Back on the boat that evening we had front row seats as a huge super yacht carefully manoeuvred into place on the quay. Next to it was an industrial looking Sea Shepherd vessel apparently involved in protecting the nearby marine reserves. We were expecting our new crew the next morning so we picked up the anchor and joined the larger ships on the quay to make the transfer easier. Surprisingly the Grand Harbour quay is free to tie up to.
The next day were three crew members stronger as Peter, Ania and Ola joined us for the coming week. The day was still young so we left Bumblebee on the quay, hired a car and headed inland. Our destination was Laghetti D'avola, a half hour drive to a river deep down in a gorge with a series of gin clear plunge pools.
That evening we learnt it can be hard to find a pizza in Syracuse after 11pm. Luckily we did find a place although it might just be the strangest pizza restaurant in Sicily.
We set off from Syracuse on the 7th and made our way to Aci Trezza, a small town just north of Catania. We intercepted a pod of playful dolphins mid-way through the journey. When we arrived there were no obvious yacht berths so we pulled up stern-to onto the fishing quay. We expected to be moved along at any moment but no one seemed interested in our spot, we later realised this might be something to do with the sunken ship just under our keel!

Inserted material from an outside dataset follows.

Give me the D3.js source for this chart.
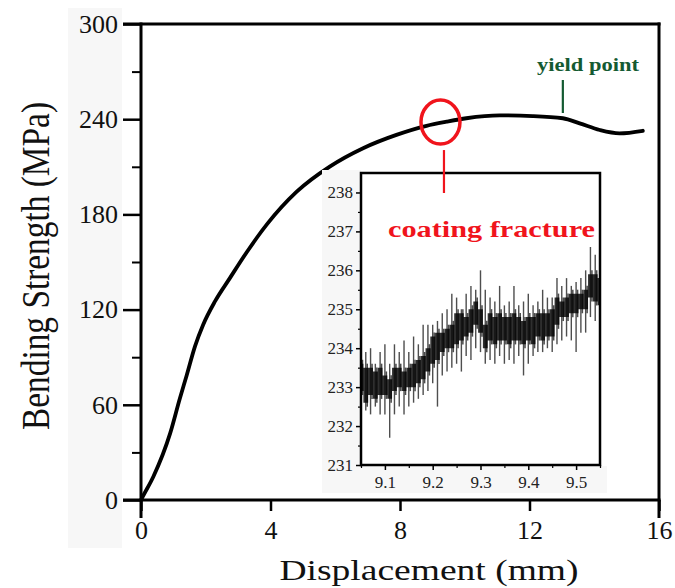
<!DOCTYPE html>
<html><head><meta charset="utf-8">
<script src="https://cdn.jsdelivr.net/npm/d3@7"></script>
<style>
html,body{margin:0;padding:0;background:#fff;}
text{font-family:"Liberation Serif","Times New Roman",serif;}
</style></head>
<body><svg id="chart" width="675" height="588"></svg>
<script>
// ---------- DATA ----------
const mainX = [0, 0.05, 0.38, 0.9, 1.2, 1.41, 1.67, 1.92, 2.28, 2.75, 3.26, 3.9, 4.81, 5.83, 6.86, 7.89, 8.82, 9.44, 10.05, 11.08, 12.1, 13.03, 13.55, 14.17, 14.78, 15.5];
const mainY = [0, 2, 14.7, 42, 64, 78.5, 97, 110.5, 125, 140, 156, 174, 194.3, 210.1, 221.7, 230.1, 235.8, 238.4, 240.6, 242.4, 242.0, 240.6, 237.4, 233.2, 231.1, 232.7];
const mainXTicks = [0, 4, 8, 12, 16];
const mainYTicks = [0, 60, 120, 180, 240, 300];
const mainYMinor = [30, 90, 150, 210, 270];

const insetX = [9.05,9.06,9.07,9.08,9.09,9.10,9.11,9.12,9.13,9.14,9.15,9.16,9.17,9.18,9.19,9.20,9.21,9.22,9.23,9.24,9.25,9.26,9.27,9.28,9.29,9.30,9.31,9.32,9.33,9.34,9.35,9.36,9.37,9.38,9.39,9.40,9.41,9.42,9.43,9.44,9.45,9.46,9.47,9.48,9.49,9.50,9.51,9.52,9.53,9.54,9.55];
const insetLo = [232.9,232.6,232.8,232.7,232.8,232.8,232.7,232.9,233.0,232.9,233.0,233.0,233.1,233.2,233.4,233.6,233.7,233.9,234.0,234.0,234.1,234.2,234.3,234.4,234.6,234.4,234.0,234.2,234.1,234.2,234.2,234.1,234.2,234.2,234.1,234.2,234.1,234.3,234.2,234.3,234.3,234.6,234.8,234.8,234.9,234.9,235.0,235.0,235.3,235.2,235.1];
const insetHi = [233.6,233.5,233.5,233.4,233.5,233.3,233.2,233.5,233.5,233.4,233.5,233.6,233.7,233.8,234.0,234.3,234.4,234.4,234.5,234.6,234.9,234.9,234.8,235.0,235.2,235.0,234.6,234.9,234.8,234.9,234.8,234.8,234.9,234.8,234.7,234.8,234.8,234.9,234.9,234.9,235.0,235.3,235.2,235.3,235.4,235.4,235.4,235.5,235.9,235.9,235.8];
const insetSpikeLo = [232.0,232.4,232.3,232.5,232.3,232.3,231.7,232.3,232.5,232.3,232.5,232.6,232.7,232.8,232.9,233.1,232.5,233.3,233.4,233.5,233.6,233.4,233.8,233.7,234.0,233.9,233.6,233.7,233.6,233.8,233.6,233.7,233.6,233.8,233.3,233.6,233.8,233.9,233.9,234.0,233.9,234.1,234.2,234.3,234.2,233.9,234.4,234.4,234.8,234.7,234.8];
const insetSpikeHi = [233.9,233.9,234.0,233.6,233.9,234.1,233.6,234.1,233.9,234.2,233.9,234.3,234.1,234.6,234.6,234.6,234.7,234.9,235.0,235.4,235.3,235.0,235.4,235.6,235.5,236.0,235.5,235.3,235.2,235.6,235.1,235.2,235.6,235.1,235.2,235.4,235.1,235.2,235.5,235.3,235.3,235.8,235.6,235.8,235.6,235.7,235.8,236.0,236.6,236.4,236.2];
const insetXTicks = [9.1, 9.2, 9.3, 9.4, 9.5];
const insetXMinor = [9.05, 9.15, 9.25, 9.35, 9.45, 9.55];
const insetYTicks = [231, 232, 233, 234, 235, 236, 237, 238];
const insetYMinor = [231.5, 232.5, 233.5, 234.5, 235.5, 236.5, 237.5];

const labels = {x: "Displacement (mm)", y: "Bending Strength (MPa)", yield: "yield point", fracture: "coating fracture"};
const fractureX = 9.25, fractureY = 238.2;
const yieldX = 13.03;

// ---------- DRAW ----------
const svg = d3.select("#chart");
const serif = '"Liberation Serif","Times New Roman",serif';

svg.append("rect").attr("x",68).attr("y",8).attr("width",54).attr("height",540).attr("fill","#f7f7f7");

const x = d3.scaleLinear().domain([0,16]).range([141,659]);
const y = d3.scaleLinear().domain([0,300]).range([500,24]);

const gy = svg.append("g").attr("transform","translate(141,0)")
  .call(d3.axisLeft(y).tickValues(mainYTicks).tickSize(18).tickPadding(5));
gy.select(".domain").remove();
gy.selectAll("line").attr("stroke","#000").attr("stroke-width",2.5);
gy.selectAll("text").attr("font-size",26).attr("font-family",serif).attr("fill","#111");
const gy2 = svg.append("g").attr("transform","translate(141,0)")
  .call(d3.axisLeft(y).tickValues(mainYMinor).tickSize(9).tickFormat(""));
gy2.select(".domain").remove();
gy2.selectAll("line").attr("stroke","#000").attr("stroke-width",2);

const gx = svg.append("g").attr("transform","translate(0,500)")
  .call(d3.axisBottom(x).tickValues(mainXTicks).tickSize(11).tickPadding(10));
gx.select(".domain").remove();
gx.selectAll("line").attr("stroke","#000").attr("stroke-width",2.5);
gx.selectAll("text").attr("font-size",26).attr("font-family",serif).attr("fill","#111");

const frame = svg.append("g").attr("stroke","#000").attr("stroke-width",3).attr("fill","none");
frame.append("line").attr("x1",x(0)).attr("x2",x(0)).attr("y1",y(300)-1.5).attr("y2",518);
frame.append("line").attr("x1",x(16)).attr("x2",x(16)).attr("y1",y(300)-1.5).attr("y2",518);
frame.append("line").attr("x1",x(0)-18).attr("x2",x(16)+1.5).attr("y1",y(300)).attr("y2",y(300));
frame.append("line").attr("x1",x(0)-18).attr("x2",x(16)+1.5).attr("y1",y(0)).attr("y2",y(0));

const mainData = mainX.map((d,i)=>[d, mainY[i]]);
const line = d3.line().x(d=>x(d[0])).y(d=>y(d[1])).curve(d3.curveMonotoneX);
svg.append("path").datum(mainData).attr("d",line).attr("fill","none")
  .attr("stroke","#000").attr("stroke-width",3.8).attr("stroke-linejoin","round").attr("stroke-linecap","round");

svg.append("text").attr("x",429).attr("y",580).attr("text-anchor","middle")
  .attr("font-size",30).attr("textLength",299).attr("lengthAdjust","spacingAndGlyphs")
  .attr("fill","#111").text(labels.x);
svg.append("text").attr("transform","translate(49,266) scale(1.2,1) rotate(-90)")
  .attr("text-anchor","middle").attr("font-size",33).attr("textLength",328).attr("lengthAdjust","spacingAndGlyphs")
  .attr("fill","#111").text(labels.y);

// ---------- INSET ----------
const xi = d3.scaleLinear().domain([9.05,9.55]).range([361,600]);
const yi = d3.scaleLinear().domain([231,238.5]).range([465,173]);

svg.append("rect").attr("x",322).attr("y",170).attr("width",39).attr("height",323).attr("fill","#f7f7f7");
svg.append("rect").attr("x",361).attr("y",466).attr("width",246).attr("height",27).attr("fill","#f7f7f7");
svg.append("rect").attr("x",361).attr("y",173).attr("width",239).attr("height",292).attr("fill","#fff");

svg.append("clipPath").attr("id","inclip").append("rect")
  .attr("x",361).attr("y",173).attr("width",239).attr("height",292);
const gin = svg.append("g").attr("clip-path","url(#inclip)");
const insetData = insetX.map((d,i)=>({x:d, lo:insetLo[i], hi:insetHi[i], slo:insetSpikeLo[i], shi:insetSpikeHi[i]}));
gin.selectAll("line.spk").data(insetData).join("line").attr("class","spk")
  .attr("x1",d=>xi(d.x)).attr("x2",d=>xi(d.x)).attr("y1",d=>yi(d.slo)).attr("y2",d=>yi(d.shi))
  .attr("stroke","#222").attr("stroke-width",1.4).attr("opacity",0.8);
const area = d3.area().x(d=>xi(d.x)).y0(d=>yi(d.lo)).y1(d=>yi(d.hi)).curve(d3.curveStep);
gin.append("path").datum(insetData).attr("d",area).attr("fill","#0a0a0a").attr("opacity",0.85);
gin.selectAll("line.bar").data(insetData).join("line").attr("class","bar")
  .attr("x1",d=>xi(d.x)+1.5).attr("x2",d=>xi(d.x)+1.5).attr("y1",d=>yi(d.lo)+4).attr("y2",d=>yi(d.hi)-4)
  .attr("stroke","#000").attr("stroke-width",1.5).attr("opacity",0.7);

const iy = svg.append("g").attr("transform","translate(361,0)")
  .call(d3.axisLeft(yi).tickValues(insetYTicks).tickSize(5).tickPadding(3));
iy.select(".domain").remove();
iy.selectAll("line").attr("stroke","#000").attr("stroke-width",1.5);
iy.selectAll("text").attr("font-size",17).attr("font-family",serif).attr("fill","#222");
const iy2 = svg.append("g").attr("transform","translate(361,0)")
  .call(d3.axisLeft(yi).tickValues(insetYMinor).tickSize(3).tickFormat(""));
iy2.select(".domain").remove();
iy2.selectAll("line").attr("stroke","#000").attr("stroke-width",1.2);
const ix = svg.append("g").attr("transform","translate(0,465)")
  .call(d3.axisBottom(xi).tickValues(insetXTicks).tickSize(5).tickPadding(6).tickFormat(d3.format(".1f")));
ix.select(".domain").remove();
ix.selectAll("line").attr("stroke","#000").attr("stroke-width",1.5);
ix.selectAll("text").attr("font-size",17).attr("font-family",serif).attr("fill","#222");
const ix2 = svg.append("g").attr("transform","translate(0,465)")
  .call(d3.axisBottom(xi).tickValues(insetXMinor).tickSize(3).tickFormat(""));
ix2.select(".domain").remove();
ix2.selectAll("line").attr("stroke","#000").attr("stroke-width",1.2);

svg.append("rect").attr("x",361).attr("y",173).attr("width",239).attr("height",292)
  .attr("fill","none").attr("stroke","#000").attr("stroke-width",2.5);

// ---------- ANNOTATIONS ----------
const red = "#f0141c", green = "#145a32";
svg.append("ellipse").attr("cx",x(fractureX)).attr("cy",y(fractureY)).attr("rx",19.5).attr("ry",22)
  .attr("fill","none").attr("stroke",red).attr("stroke-width",3.5);
svg.append("line").attr("x1",x(fractureX)+3.5).attr("x2",x(fractureX)+3.5).attr("y1",y(fractureY)+28).attr("y2",193)
  .attr("stroke",red).attr("stroke-width",2.2);
svg.append("text").attr("x",388).attr("y",237).attr("font-size",23).attr("font-weight","bold")
  .attr("textLength",207).attr("lengthAdjust","spacingAndGlyphs").attr("fill",red).text(labels.fracture);

svg.append("line").attr("x1",x(yieldX)).attr("x2",x(yieldX)).attr("y1",80).attr("y2",113)
  .attr("stroke",green).attr("stroke-width",2.2);
svg.append("text").attr("x",537).attr("y",71).attr("font-size",18).attr("font-weight","bold")
  .attr("textLength",102).attr("lengthAdjust","spacingAndGlyphs").attr("fill",green).text(labels.yield);
</script></body></html>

We explored the borosilicate islands just outside the harbour which legend has it are the remains of spears hurled by the Cyclops at Odysseus. We had supper in town followed by a few drinks onboard and a round or two of Dobble.
Toarmina was our next stop. Using our previous experience we skipped the laid moorings and dropped the anchor instead. It was a lovely calm evening so I went up the mast again to try and fix the mooring light. After a bit of swimming in the strong current we went up into the town to look around.
The next day saw strong winds and currents kicking up quite a swell. We tried to pull into the little bay around the corner but were forced to return to the shelter of the anchorage. We were not alone as every boat in the area, large and small, retreated to the sheltered bay. Julia and I made our way up to the hilltop town above Taormina while P,O&A chilled on the beach in front of the boat.
At about 6pm I made the decision to set sail for Calabria to begin our passage through the Strait of Messina. It should only have been a gentle sail of three hours as the sun set. When we left we were immediatly dealing with a very chopped up sea as the current fought with the wind. I was confident that as we sailed further out the waves would settle and the conditions would improve. Despite the predictions of four different weather forecasts this turned out not to be the case. The crossing took five hours and it wasn’t until after dark that we reached Porto Bolaro having dealt with +30kt winds, +2m waves, a seasick crew and resorting to our back up destination.
Porto Bolaro is just an hour short of Calabria so we were still in a good position to enter the Strait the next day. As it turned out we had the marina pretty much to ourselves. It was expensive but made up for it by being exceptionally clean and boasting a bar and private beach. The next morning we would set off into the Strait of Messina.